The Revenue Commissioners say action against the illegal use of marked fuel is an integral part of their wide-ranging programme of action against all forms of fuel fraud. An extensive range of new measures have been introduced over recent years to tackle fuel fraud, including enhanced supply chain controls and now the acquisition of a more effective fuel marker.
This marker will help both the Revenue Commissioners and the British Revenue and Customs (HMRC) to tackle the criminal market in off-road diesel, marked with a green dye in Ireland and a red dye in the UK, and also kerosene primarily used for heating oil. Excise duty on rebated diesel is charged at a lower rate than standard fuel duty.
Launderers primarily target red or green diesel, filtering it through chemicals or acids to remove the government marker. The chemicals and acids remain in the fuel and damage fuel pumps in diesel cars.
The new marker is produced by The Dow Chemical Company and is intended to make rebated fuel much harder for fraudsters to remove the dye and to sell on at a profit. Rebated fuel use is strictly limited to specific circumstances, primarily in agriculture, construction and heating.
The new marker does not have any colour and is added in addition to the current markers.
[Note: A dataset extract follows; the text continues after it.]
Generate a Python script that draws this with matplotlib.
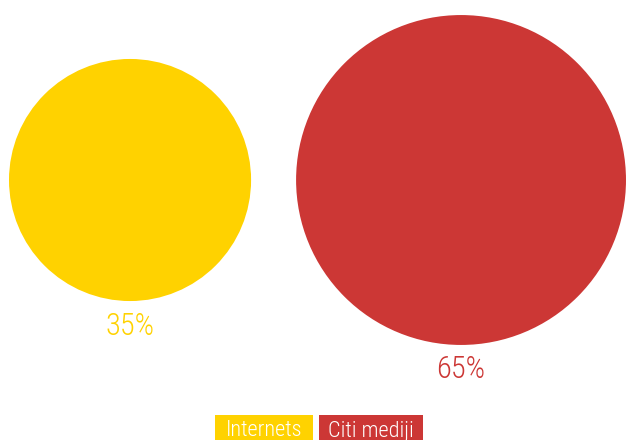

There will be no change of colour. Specialised equipment is required to confirm the presence of the new marker.
The exact formation of the new marker is secret, but it only consists of carbon, hydrogen and oxygen. It does not contain any halogens or metals. The manufacturer expects it to be fully compatible with all fuels containing ethanol or biodiesel. It is not expected to affect engine emissions.